Stephen A. Smith IMG_4346.jpeg Award
Ryan Mountcastle swatted a solo home run Thursday in Grapefruit League action versus the Red Sox.
The victim was Nick Pivetta, who also served up a long ball to Ramon Urias. Mountcastle cranked 33 home runs last year in his rookie season, with 19 of them coming in the second half. He’s going to find Camden Yards much stingier in 2022, though, with the left field wall being moved back significantly.
This kind of blurb glosses over a few things, while also being full of information. That’s why it has received the Stephen A. Smith Jpeg Award, a prestigious accolade for any blurb. Firstly, in the analysis of Mountcastle’s performance, we learn that another player hit a home run off Nick Pivetta. I guess that’s to prove that Mountcastle’s home run wasn’t that cool? Or easier to hit? Secondly, we learn that Mountcastle hit 19 homers in the second half. That’s a pretty big deal. I was close to giving up on Monty’s Python’s Flying Castle because everything about his performance was brutal. He was a mess at the plate, and it seemed like a miracle every time I read a box score in the second half. I wonder why he was so successful in the second half? Perhaps add a line of conjecture? What is the reader to infer from this information? That it happened? Do you know what else happened in the second half of the season? I went on a diet, and it actually worked! Put that in your blurb and smoke it! Thirdly, we don’t have a great idea regarding how the park factors will affect Monty Python’s Flying Castle. How often did he pull his homers? What was the average distance of his pulled homers? Please, don’t just leave that floating out there. Or do, so his ADP drops a bit more and I can buy him a bit cheaper. We had ups and downs last year, but that could describe my relationship with Gas X, and I’m not going to stop taking those sweet, sweet pills.
Unwarranted Fantasy Advice: Listen, friends. Gather round, each and every one you. Now is the time to look at the ADP and really start tearing it apart. If you’re in a league that counts Saves/Holds, or one that replaces Average with OPS, then ignore it and create your own draft order. Never, ever accept what the machine puts in front of you. Be as luddite as one can be on a home computer system.
Unwarranted Music Advice: I listened to This Heat’s Deceit, some Erik Satie piano noodles, and a Brian Eno ambient record while writing this. All deserve a listen, as does Roy Harper. He’s the guy the Smiths copped their mood and guitar multi-tracking from, and his best records have Jimmy Page playing under a pseudonym as a second guitarist. Also, Unwound’s last album completely owns and should be appreciated by more people.
Email Me Blurbs!
My email address is [email protected]. Send me blurbs, your thoughts on music, and how I should spend less time on Twitter.
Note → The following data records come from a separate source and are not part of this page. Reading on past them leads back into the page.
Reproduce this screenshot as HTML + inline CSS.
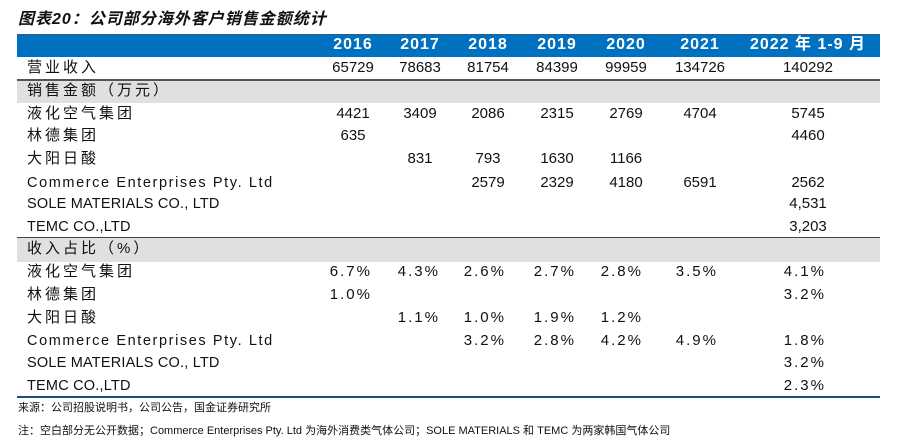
<!DOCTYPE html>
<html><head><meta charset="utf-8"><style>
body{margin:0;width:912px;height:447px;background:#fff;position:relative;overflow:hidden;font-family:"Liberation Sans","Noto Sans CJK SC",sans-serif;color:#111}
.a{position:absolute;white-space:nowrap;line-height:20px;height:20px}
.c{transform:translateX(-50%)}
.r{transform:translateX(-100%)}
.cn{font-size:15px;letter-spacing:3px}
.en{font-size:14.5px;letter-spacing:0.9px}
.num{font-size:15px}
.pct{font-size:15px;letter-spacing:2px}
</style></head><body>
<div class="a" style="left:18px;top:10px;font-size:16px;font-weight:bold;font-style:italic;letter-spacing:1px">图表20：公司部分海外客户销售金额统计</div>
<div style="position:absolute;left:17px;top:34px;width:863px;height:22px;background:#0070c0;border-top:1px solid #2a5d8a"></div>
<div style="position:absolute;left:17px;top:81px;width:863px;height:22px;background:#e0e0e0"></div>
<div style="position:absolute;left:17px;top:238px;width:863px;height:24px;background:#e0e0e0"></div>
<div style="position:absolute;left:17px;top:79px;width:863px;height:2px;background:#555"></div>
<div style="position:absolute;left:17px;top:237px;width:863px;height:1px;background:#444"></div>
<div style="position:absolute;left:17px;top:396px;width:863px;height:2px;background:#1f4e79"></div>
<div id="t"></div>
<div class="a" style="left:18px;top:398px;font-size:11px">来源：公司招股说明书，公司公告，国金证券研究所</div>
<div class="a" style="left:18px;top:421px;font-size:11px">注：空白部分无公开数据；Commerce Enterprises Pty. Ltd 为海外消费类气体公司；SOLE MATERIALS 和 TEMC 为两家韩国气体公司</div>
<script>
const years=["2016","2017","2018","2019","2020","2021","2022 年 1-9 月"];
const colX=[353,420,488,557,626,700,808];
const pctR=[372,440,506,576,643,718,826];
const revenue=["65729","78683","81754","84399","99959","134726","140292"];
const customers=["液化空气集团","林德集团","大阳日酸","Commerce Enterprises Pty. Ltd","SOLE MATERIALS CO., LTD","TEMC CO.,LTD"];
const sales=[["4421","3409","2086","2315","2769","4704","5745"],["635","","","","","","4460"],["","831","793","1630","1166","","" ],["","","2579","2329","4180","6591","2562"],["","","","","","","4,531"],["","","","","","","3,203"]];
const ratios=[["6.7%","4.3%","2.6%","2.7%","2.8%","3.5%","4.1%"],["1.0%","","","","","","3.2%"],["","1.1%","1.0%","1.9%","1.2%","",""],["","","3.2%","2.8%","4.2%","4.9%","1.8%"],["","","","","","","3.2%"],["","","","","","","2.3%"]];
const salesY=[114,136,159,183,204,227], ratioY=[272,295,318,341,363,386];
const enSpacing={"Commerce Enterprises Pty. Ltd":"1.6px","SOLE MATERIALS CO., LTD":"0.2px","TEMC CO.,LTD":"0.2px"};
const T=document.getElementById('t');
function add(txt,x,y,cls,st){const d=document.createElement('div');d.className='a '+cls;d.textContent=txt;d.style.left=x+'px';d.style.top=(y-10)+'px';if(st)d.style.cssText+=st;T.appendChild(d);return d;}
years.forEach((y,i)=>{const d=add(y,colX[i],45,'c','font-size:16px;font-weight:bold;color:#fff;letter-spacing:1px');

});
let d=add('营业收入',27,68,'cn');


revenue.forEach((v,i)=>{const e=add(v,colX[i],68,'c num');

});
d=add('销售金额（万元）',27,91,'cn');


d=add('收入占比（%）',27,249,'cn');


customers.forEach((n,r)=>{
 const isCn=/[\u4e00-\u9fff]/.test(n);
 const ls=isCn?'':'letter-spacing:'+enSpacing[n];
 let e=add(n,27,salesY[r],isCn?'cn':'en',ls);
 
 
 e=add(n,27,ratioY[r],isCn?'cn':'en',ls);
 
 
 sales[r].forEach((v,i)=>{if(!v)return;const s=add(v,colX[i],salesY[r],'c num');
 
 });
 ratios[r].forEach((v,i)=>{if(!v)return;const s=add(v,pctR[i],ratioY[r],'r pct');
 
 });
});
</script>
</body></html>
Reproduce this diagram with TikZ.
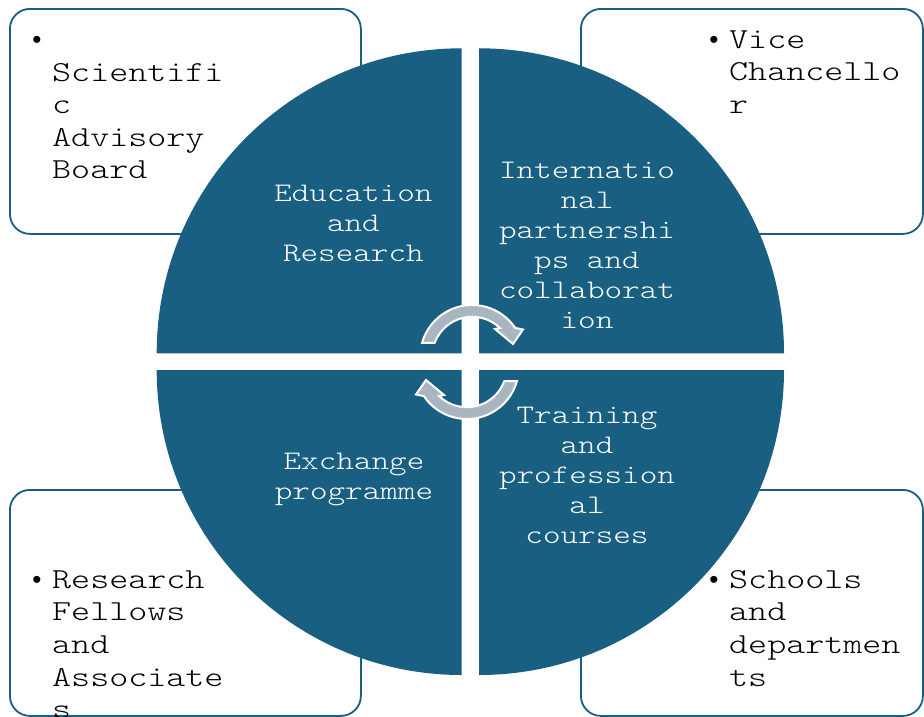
\documentclass[tikz,border=0pt]{standalone}
\usepackage{fontspec}
\newfontfamily\cour{lmmonolt10-regular.otf}[FakeStretch=1.25]
\newfontfamily\bulfont{Liberation Sans}
\definecolor{qcol}{HTML}{185F81}
\definecolor{arrcol}{HTML}{A9B5C1}
\newcommand\clines[1]{\vtop{\halign{\hfil##\hfil\cr#1\crcr}}}
\newcommand\llines[1]{\vtop{\halign{##\hfil\cr#1\crcr}}}
\begin{document}
\begin{tikzpicture}[x=1pt,y=-1pt,
  box/.style={draw=qcol, line width=1.8pt, rounded corners=20pt, fill=white,
    inner sep=0pt, anchor=north west},
  quad/.style={fill=qcol},
  arr/.style={fill=arrcol, draw=white, line width=2pt, line join=miter},
  qtext/.style={text=white, font=\cour\fontsize{26.8}{30}\selectfont, inner sep=0pt, anchor=base},
  btext/.style={text=black, font=\cour\fontsize{29}{32.6}\selectfont, inner sep=0pt, anchor=base west},
  bul/.style={text=black, font=\bulfont\fontsize{26}{26}\selectfont, inner sep=0pt, anchor=base}]
\useasboundingbox (0,0) rectangle (924,716);
\fill[white] (0,0) rectangle (924,716);
% corner boxes
\node[box, minimum width=351pt, minimum height=225pt] (b1) at (9,8) {};
\node[box, minimum width=342pt, minimum height=225pt] (b2) at (580,8) {};
\node[box, minimum width=351pt, minimum height=226pt] (b3) at (9,489) {};
\node[box, minimum width=342pt, minimum height=226pt] (b4) at (580,489) {};
% quadrants
\fill[quad] (461.7,353.3) -- (156.7,353.3) arc[start angle=180, end angle=270, radius=305] -- cycle;
\fill[quad] (479,353.3) -- (479,48.3) arc[start angle=270, end angle=360, radius=305] -- cycle;
\fill[quad] (461.7,370) -- (461.7,675) arc[start angle=90, end angle=180, radius=305] -- cycle;
\fill[quad] (479,370) -- (784,370) arc[start angle=0, end angle=90, radius=305] -- cycle;
% circular arrows
\draw[arr] (422,343) arc[start angle=195.6, end angle=326, radius=52] -- (523,329.5) -- (513,344) -- (495,329) -- (500,328) arc[start angle=314, end angle=200.5, radius=40] -- cycle;
\begin{scope}[rotate around={180:(469.5,362)}]
\draw[arr] (422,343) arc[start angle=195.6, end angle=326, radius=52] -- (523,329.5) -- (513,344) -- (495,329) -- (500,328) arc[start angle=314, end angle=200.5, radius=40] -- cycle;
\end{scope}
% quadrant texts
\node[qtext] (q1) at (353.4,201.7) {\clines{Education\cr and\cr Research}};
\node[qtext] (q2) at (587,178.3) {\clines{Internatio\cr nal\cr partnershi\cr ps and\cr collaborat\cr ion}};
\node[qtext] (q3) at (354,469.5) {\clines{Exchange\cr programme}};
\node[qtext] (q4) at (587,423) {\clines{Training\cr and\cr profession\cr al\cr courses}};
% box texts
\node[bul] (d1) at (37,48.5) {•};
\node[btext] (t1) at (52,81) {\llines{Scientifi\cr c\cr Advisory\cr Board}};
\node[bul] (d2) at (714,48.3) {•};
\node[btext] (t2) at (729,48.3) {\llines{Vice\cr Chancello\cr r}};
\node[bul] (d3) at (37,588.3) {•};
\node[btext] (t3) at (52,588.3) {\llines{Research\cr Fellows\cr and\cr Associate\cr s}};
\node[bul] (d4) at (714,588.3) {•};
\node[btext] (t4) at (729,588.3) {\llines{Schools\cr and\cr departmen\cr ts}};
\end{tikzpicture}
\end{document}
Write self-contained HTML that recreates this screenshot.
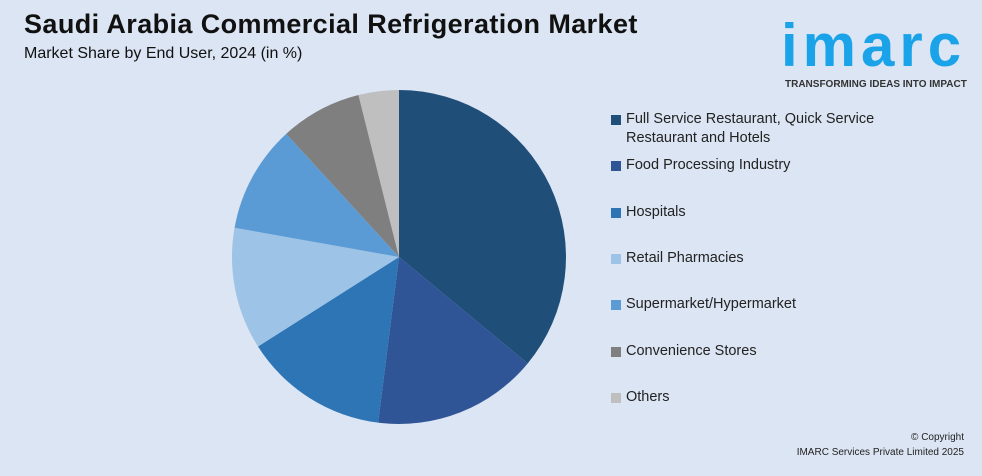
<!DOCTYPE html>
<html><head><meta charset="utf-8"><style>
body{margin:0;width:982px;height:476px;background:#dce5f3;font-family:"Liberation Sans",sans-serif;overflow:hidden;position:relative}
.t{position:absolute;left:24px;top:9px;font-size:27px;letter-spacing:0.4px;font-weight:bold;color:#111;white-space:nowrap}
.s{position:absolute;left:24px;top:45px;font-size:16px;color:#111;white-space:nowrap}
.lg{position:absolute;left:611px;font-size:14.5px;color:#222;line-height:19px}
.lg i{position:absolute;left:0;top:5px;width:10px;height:10px}
.lg span{display:block;padding-left:15px}
.logo{position:absolute;left:781px;top:16px;color:#1aa3e8;font-size:60px;font-weight:bold;letter-spacing:5px;line-height:60px}
.tag{position:absolute;left:785px;top:79px;font-size:10px;font-weight:bold;color:#333;white-space:nowrap}
.cp{position:absolute;right:18px;top:430px;font-size:10px;color:#222;text-align:right;line-height:15px}
</style></head><body>
<div class="t">Saudi Arabia Commercial Refrigeration Market</div>
<div class="s">Market Share by End User, 2024 (in %)</div>
<div class="logo">imarc</div>
<div class="tag">TRANSFORMING IDEAS INTO IMPACT</div>
<svg id="pie" width="982" height="476" style="position:absolute;left:0;top:0"></svg>
<div id="legend"></div>
<div class="cp">© Copyright<br>IMARC Services Private Limited 2025</div>
<script>
const categories=["Full Service Restaurant, Quick Service Restaurant and Hotels","Food Processing Industry","Hospitals","Retail Pharmacies","Supermarket/Hypermarket","Convenience Stores","Others"];
const values=[36,16,14,11.8,10.4,7.9,3.9];
const colors=["#1f4e79","#2f5597","#2e75b6","#9dc3e6","#5b9bd5","#7f7f7f","#bfbfbf"];
const legendTops=[110,156,203,249,295,342,388];
const cx=399,cy=257,r=167;
const svg=document.getElementById('pie');
const total=values.reduce((a,b)=>a+b,0);
let a0=0;
values.forEach((v,i)=>{
  const a1=a0+v/total*2*Math.PI;
  const x0=cx+r*Math.sin(a0),y0=cy-r*Math.cos(a0),x1=cx+r*Math.sin(a1),y1=cy-r*Math.cos(a1);
  const p=document.createElementNS('http://www.w3.org/2000/svg','path');
  p.setAttribute('d',`M${cx},${cy}L${x0},${y0}A${r},${r} 0 ${a1-a0>Math.PI?1:0} 1 ${x1},${y1}Z`);
  p.setAttribute('fill',colors[i]);
  
  
  svg.appendChild(p);
  a0=a1;
});
const lg=document.getElementById('legend');
categories.forEach((c,i)=>{
  const d=document.createElement('div');
  d.className='lg';d.style.top=legendTops[i]+'px';
  
  
  d.innerHTML=`<i style="background:${colors[i]}"></i><span>${i==0?'Full Service Restaurant, Quick Service<br>Restaurant and Hotels':c}</span>`;
  lg.appendChild(d);
});
</script>
</body></html>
Commenter Steve Stevenson sent in the following little tidbit from Rotoworld’s Saves/Steals Column: “Albies went 30/20 last season despite what’s best described as merely above average speed.” As Steve Stevenson notes: “A few years back before he and Acuna broke through I was at a Braves ST game in Florida and got seats behind the plate among all the scouts, and ALL OF US were going nuts about how fast Albies was up close . MLB scouts, at least one of whom was a former player, were like little kids watching him.”
Fangraphs’ had him at 70/70 in his 2017 prospect report, coupled with a good success rate and his only being 25 years old. In 2021 alone, Albies had the fastest time to first base and also clocked 30 feet per second 18 times, tied for 5th in the majors. By the by, Trea Turner clocked 30 ft/min an absolutely brain-imploding 133 times. That’s a true freak and man that I won’t be able to draft this year unless I luck into a number one pick.
The verdict is in regarding this column: Ozzie Albies had a 30/20 season because he has above-average speed. Words matter. Blurbs matter. And so do all of you. I wish you all a good week and happy blurbs!